How Doulas Work


What Doulas Do (and Don't Do)
Ashley nurses her newborn son, Isaac, as the doula who ended up delivering the baby, background, keeps a watchful eye over them. Student midwife Jessica Lockwood (L), takes Ashley's blood pressure. Jessica Rinaldi/The Boston Globe via Getty Images

If you're about to give birth, don't go firing your midwife or obstetrician just yet. Probably the most common misconception is that doulas deliver babies. In fact, they are not able to perform any type of medical function. "If there is any medical element, be it a syringe, an IV or a heart rate monitor for instance, a doctor, midwife or a nurse will handle that," Bennett says. "But we do hold your hand and help you breathe while these things are being administered, because they can be uncomfortable or bothersome, especially when you are having contractions. Doulas help to ease that."

Doulas should be knowledgeable about medical procedures to the point where they can explain risks, benefits, alternatives and why they're done, but the doula cannot make the decision, pressure a mother into a decision or even give direct advice. Doulas should also avoid contradicting the advice of providers, as they are the trained medical care professionals [source: International Childbirth Education Association].

Medical limitations aside, doulas serve pretty important functions. They typically meet with clients before birth to answer questions, address concerns and equip parents with coping techniques, especially related to pain management.

"We provide a listening ear for any concerns that may come up during pregnancy, anything from fear about birth to the physical discomfort of growing and carrying a small human for nine months," Bennet explains. "We help clients prepare for the birth in whatever ways they are most inclined to do so. So, if using medications is the route you want to go, we are knowledgeable about which options are available in which birthing facilities and help you think about the best times during your labor process to receive those medications, how they work and what to expect, whether you desire to go early on in labor or stay at home for a little while."

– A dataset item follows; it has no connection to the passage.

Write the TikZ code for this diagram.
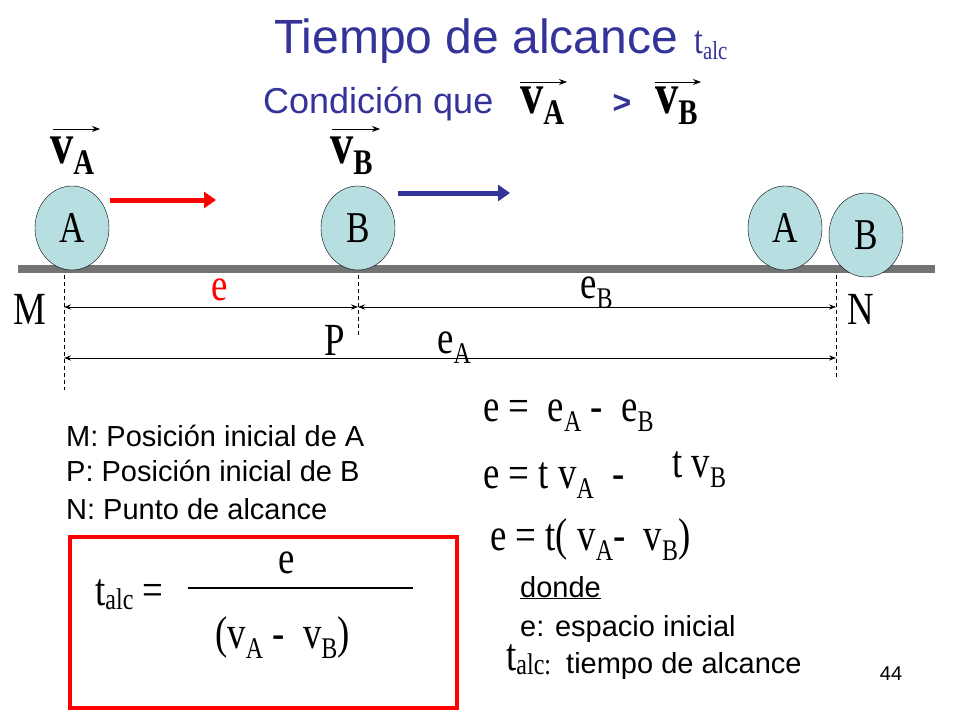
\documentclass[tikz,border=0pt]{standalone}
\usepackage{fontspec}
\setmainfont{Liberation Serif}
\newfontfamily\tms[FakeStretch=0.8]{Liberation Serif}
\newfontfamily\arial{Liberation Sans}
\usetikzlibrary{arrows.meta,shapes.geometric}
\definecolor{tblue}{HTML}{333399}
\definecolor{ball}{HTML}{B7DFE2}
\newcommand{\sbx}[1]{\raisebox{-0.22em}{\fontsize{30}{30}\selectfont #1}}
\newcommand{\sbb}[1]{\raisebox{-0.2em}{\fontsize{36}{36}\selectfont #1}}
\begin{document}
\begin{tikzpicture}[x=1pt,y=-1pt,
  ballst/.style={draw=black,fill=ball,ellipse,minimum width=74pt,minimum height=84pt,inner sep=0pt,font=\tms\fontsize{44}{44}\selectfont},
  dimar/.style={{Stealth[length=7pt]}-{Stealth[length=7pt]},line width=1pt},
  dashv/.style={dashed,line width=0.6pt,dash pattern=on 4pt off 3pt},
  lbl/.style={inner sep=0pt,anchor=base,font=\tms\fontsize{46}{46}\selectfont},
  vv/.style={inner sep=0pt,anchor=base west,font=\tms\bfseries\fontsize{58}{58}\selectfont},
  sf/.style={inner sep=0pt,anchor=base west,font=\arial\fontsize{29}{29}\selectfont}]
\useasboundingbox (0,0) rectangle (960,720);
\fill[white] (0,0) rectangle (960,720);
% title
\node[inner sep=0pt,anchor=base west,font=\arial\fontsize{48}{48}\selectfont,text=tblue] (title) at (274,53) {Tiempo de alcance};
\node[inner sep=0pt,anchor=base west,font=\tms\fontsize{40}{40}\selectfont,text=tblue] (talc0) at (694,53) {t\raisebox{-0.15em}{\fontsize{26}{26}\selectfont alc}};
\node[inner sep=0pt,anchor=base west,font=\arial\fontsize{36}{36}\selectfont,text=tblue] (cond) at (263,113) {Condici\'on que};
\node[vv] (cva) at (520,113) {v\sbb{A}};
\node[inner sep=0pt,anchor=base,font=\arial\bfseries\fontsize{32}{32}\selectfont,text=tblue] (gt) at (622,113) {>};
\node[vv] (cvb) at (655,113) {v\sbb{B}};
\draw[-{Stealth[length=8pt]},line width=0.8pt] (520,82) -- (567,82);
\draw[-{Stealth[length=8pt]},line width=0.8pt] (655,82) -- (701,82);
% velocity labels
\node[vv] (va) at (50,163) {v\sbb{A}};
\node[vv] (vb) at (330,163) {v\sbb{B}};
\draw[-{Stealth[length=8pt]},line width=0.8pt] (53,129) -- (100,129);
\draw[-{Stealth[length=8pt]},line width=0.8pt] (332,129) -- (380,129);
% road
\fill[gray!90!black] (18,265) rectangle (935,273);
% balls
\node[ballst] (A1) at (72,228) {A};
\node[ballst] (B1) at (358,228) {B};
\node[ballst] (A2) at (785,228) {A};
\node[ballst] (B2) at (866,235) {B};
\draw[red,line width=5pt,-{Triangle[length=12pt,width=16pt]}] (110,200) -- (216,200);
\draw[tblue,line width=5pt,-{Triangle[length=12pt,width=16pt]}] (398,193) -- (510,193);
% dashed
\coordinate (m1) at (64,275); \coordinate (m2) at (64,390);
\coordinate (p1) at (358,275); \coordinate (p2) at (358,337);
\coordinate (n1) at (836,275); \coordinate (n2) at (836,380);
\draw[dashv] (m1) -- (m2); \draw[dashv] (p1) -- (p2); \draw[dashv] (n1) -- (n2);
\coordinate (d1) at (64,307); \coordinate (d2) at (358,307); \coordinate (d3) at (836,307);
\coordinate (f1) at (64,358); \coordinate (f2) at (836,358);
\draw[dimar] (d1) -- (d2); \draw[dimar] (d2) -- (d3); \draw[dimar] (f1) -- (f2);
\node[lbl] (M) at (30,324) {M};
\node[lbl] (N) at (861,324) {N};
\node[lbl] (P) at (335,355) {P};
\node[lbl,text=red] (e) at (220,300) {e};
\node[lbl,anchor=base west] (eB) at (580,298) {e\sbx{B}};
\node[lbl,anchor=base west] (eA) at (437,353) {e\sbx{A}};
% legend
\node[sf] (l1) at (66,446) {M: Posici\'on inicial de A};
\node[sf] (l2) at (66,481) {P: Posici\'on inicial de B};
\node[sf] (l3) at (66,519) {N: Punto de alcance};
% equations
\node[lbl,anchor=base west] (q1) at (483,421) {e = \ e\sbx{A} - \ e\sbx{B}};
\node[lbl,anchor=base west] (q2) at (483,488) {e = t v\sbx{A} \ -};
\node[lbl,anchor=base west] (q2b) at (672,477) {t v\sbx{B}};
\node[lbl,anchor=base west] (q3) at (490,550) {e = t( v\sbx{A}- \ v\sbx{B})};
\node[sf] (donde) at (520,597) {\underline{donde}};
\node[sf] (d2t) at (520,636) {e: espacio inicial};
\node[sf] (d3t) at (566,673) {tiempo de alcance};
\node[lbl,anchor=base west] (talc2) at (506,670) {t\raisebox{-0.1em}{\fontsize{30}{30}\selectfont alc:}};
\node[inner sep=0pt,anchor=base,font=\arial\fontsize{20}{20}\selectfont] (pg) at (891,680) {44};
% box
\draw[red,line width=4pt] (70,537) rectangle (457,708);
\node[lbl] (fe) at (287,573) {e};
\draw[line width=2.5pt] (188,588) -- (413,588);
\node[lbl,anchor=base west] (ft) at (95,605) {t\raisebox{-0.1em}{\fontsize{30}{30}\selectfont alc} =};
\node[lbl,anchor=base west] (fd) at (215,648) {(v\sbx{A} - \ v\sbx{B})};
\end{tikzpicture}
\end{document}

And although the common belief is that doula-involved births are done without pharmaceutical intervention, that's actually not the case. "We share information about alternatives to pharmaceutical pain relief such as water birth, sterile water papules for back pressure, movement, positioning, vocalization, and other specialized techniques, some of which continue to be very comforting even when epidurals are used," Bennett explains.

During labor, a doula gives emotional and physical support to the mother. She ensures that mom gets enough water/fluids and employs pain and stress relief measures like heat or cold therapy. The doula also coaches the mother through pain, using coping skills like visualization, relaxing touch and breathing techniques. A doula can also suggest position changes that help the laboring mother-to-be handle the discomfort and progress in labor [source: International Childbirth Education Association].

Doulas are not intended to replace the father or co-parent during the labor and delivery process. Instead, they should complement and support him and others present for the birth, as well. After the birth, doulas usually assist with first feedings and bonding efforts. Many also work with mothers postpartum to facilitate healing, and consult throughout the often-complicated breastfeeding process [source: National Partnership for Women and Families].